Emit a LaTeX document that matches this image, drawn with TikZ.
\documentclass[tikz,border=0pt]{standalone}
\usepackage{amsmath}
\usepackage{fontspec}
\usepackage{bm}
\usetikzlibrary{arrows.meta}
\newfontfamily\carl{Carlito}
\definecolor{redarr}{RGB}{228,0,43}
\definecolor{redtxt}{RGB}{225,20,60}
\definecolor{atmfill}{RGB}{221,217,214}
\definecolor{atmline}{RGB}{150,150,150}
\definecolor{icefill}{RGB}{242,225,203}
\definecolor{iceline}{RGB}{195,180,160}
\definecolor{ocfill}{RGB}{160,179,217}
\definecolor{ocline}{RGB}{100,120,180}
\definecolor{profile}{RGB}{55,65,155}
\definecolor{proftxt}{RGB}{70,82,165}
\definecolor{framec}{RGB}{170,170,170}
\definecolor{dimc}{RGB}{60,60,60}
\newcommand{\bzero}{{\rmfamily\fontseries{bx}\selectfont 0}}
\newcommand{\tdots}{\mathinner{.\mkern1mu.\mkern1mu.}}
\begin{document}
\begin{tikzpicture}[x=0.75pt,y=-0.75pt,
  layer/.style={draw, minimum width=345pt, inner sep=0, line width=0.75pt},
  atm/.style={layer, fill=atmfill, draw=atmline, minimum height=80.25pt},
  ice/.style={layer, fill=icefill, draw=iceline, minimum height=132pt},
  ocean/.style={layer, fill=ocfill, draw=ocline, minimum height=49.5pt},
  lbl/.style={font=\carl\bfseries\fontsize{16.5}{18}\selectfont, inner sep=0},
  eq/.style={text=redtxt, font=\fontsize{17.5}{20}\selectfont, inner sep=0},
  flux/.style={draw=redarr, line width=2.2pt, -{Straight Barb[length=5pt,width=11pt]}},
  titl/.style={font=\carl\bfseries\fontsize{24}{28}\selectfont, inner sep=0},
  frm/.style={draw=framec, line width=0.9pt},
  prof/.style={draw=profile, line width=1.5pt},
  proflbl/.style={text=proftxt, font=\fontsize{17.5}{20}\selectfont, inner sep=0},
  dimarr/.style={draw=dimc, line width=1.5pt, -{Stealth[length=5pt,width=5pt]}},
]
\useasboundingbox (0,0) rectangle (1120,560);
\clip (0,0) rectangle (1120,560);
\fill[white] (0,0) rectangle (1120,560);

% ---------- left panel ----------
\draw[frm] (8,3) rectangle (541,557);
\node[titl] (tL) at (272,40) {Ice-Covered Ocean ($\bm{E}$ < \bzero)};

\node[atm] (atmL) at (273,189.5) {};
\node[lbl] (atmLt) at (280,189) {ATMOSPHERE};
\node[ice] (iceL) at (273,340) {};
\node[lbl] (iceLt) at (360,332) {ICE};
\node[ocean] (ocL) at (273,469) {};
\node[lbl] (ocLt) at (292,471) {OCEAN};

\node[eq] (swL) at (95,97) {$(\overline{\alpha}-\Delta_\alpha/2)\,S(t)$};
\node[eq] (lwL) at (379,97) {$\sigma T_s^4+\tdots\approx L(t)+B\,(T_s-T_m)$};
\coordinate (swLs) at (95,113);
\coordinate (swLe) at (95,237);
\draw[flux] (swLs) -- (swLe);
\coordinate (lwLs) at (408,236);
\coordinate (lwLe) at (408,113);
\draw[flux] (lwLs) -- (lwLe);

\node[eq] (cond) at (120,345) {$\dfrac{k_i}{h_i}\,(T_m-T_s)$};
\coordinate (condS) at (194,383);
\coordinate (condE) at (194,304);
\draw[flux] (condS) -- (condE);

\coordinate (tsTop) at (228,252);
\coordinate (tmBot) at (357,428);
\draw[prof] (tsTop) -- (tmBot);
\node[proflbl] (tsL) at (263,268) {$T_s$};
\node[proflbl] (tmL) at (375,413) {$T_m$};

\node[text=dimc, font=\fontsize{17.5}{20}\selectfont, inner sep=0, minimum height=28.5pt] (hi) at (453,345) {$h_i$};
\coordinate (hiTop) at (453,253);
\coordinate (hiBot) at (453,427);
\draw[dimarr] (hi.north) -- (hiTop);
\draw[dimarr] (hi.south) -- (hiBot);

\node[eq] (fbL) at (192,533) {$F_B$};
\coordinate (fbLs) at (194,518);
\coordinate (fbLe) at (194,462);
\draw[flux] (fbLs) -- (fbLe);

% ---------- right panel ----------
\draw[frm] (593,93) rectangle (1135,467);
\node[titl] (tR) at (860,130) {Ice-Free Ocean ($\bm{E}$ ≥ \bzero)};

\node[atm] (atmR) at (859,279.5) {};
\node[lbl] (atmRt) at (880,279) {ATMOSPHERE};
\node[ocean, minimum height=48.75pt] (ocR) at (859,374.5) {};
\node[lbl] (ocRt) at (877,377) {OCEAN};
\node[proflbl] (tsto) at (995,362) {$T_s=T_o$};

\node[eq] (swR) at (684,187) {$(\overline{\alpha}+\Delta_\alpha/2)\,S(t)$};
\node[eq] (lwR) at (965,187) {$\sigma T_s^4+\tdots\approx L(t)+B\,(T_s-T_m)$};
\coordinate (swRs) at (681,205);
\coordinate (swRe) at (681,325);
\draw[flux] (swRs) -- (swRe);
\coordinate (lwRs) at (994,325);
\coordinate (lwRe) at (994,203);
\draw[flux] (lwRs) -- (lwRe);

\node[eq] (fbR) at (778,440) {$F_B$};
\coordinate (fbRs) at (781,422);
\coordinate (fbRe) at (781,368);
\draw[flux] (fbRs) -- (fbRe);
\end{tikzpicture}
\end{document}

---

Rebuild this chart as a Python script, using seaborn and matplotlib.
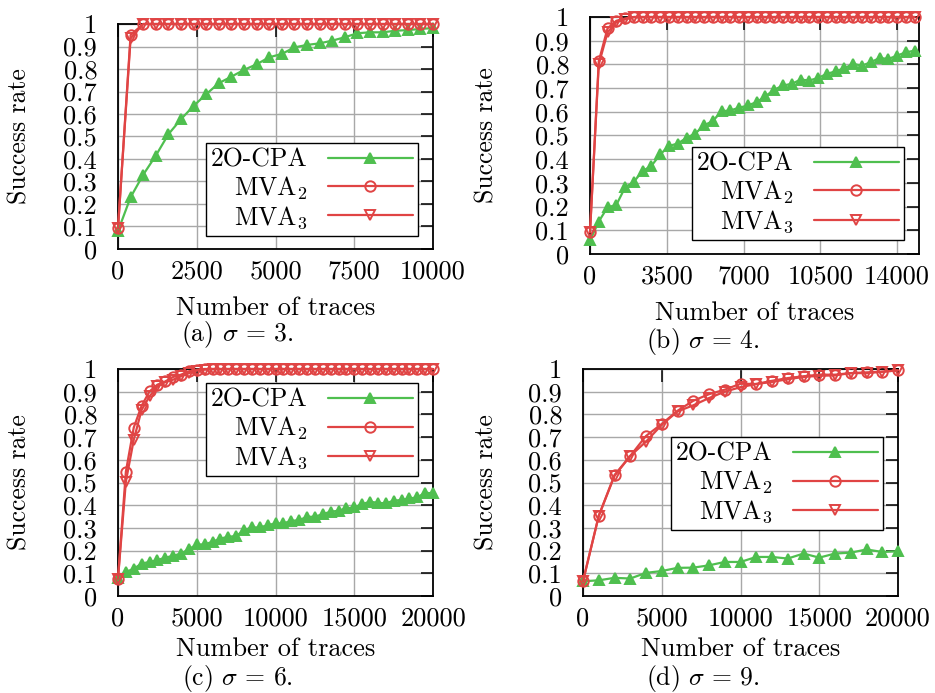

■ TASK OBJECTIVE ■
Filter the entries down to the lines containing "this". Copy each of those lines.

■ WRITTEN ANSWER ■
Emit a LaTeX document that matches this image, drawn with TikZ.
Rebuild this chart as a Python script, using seaborn and matplotlib.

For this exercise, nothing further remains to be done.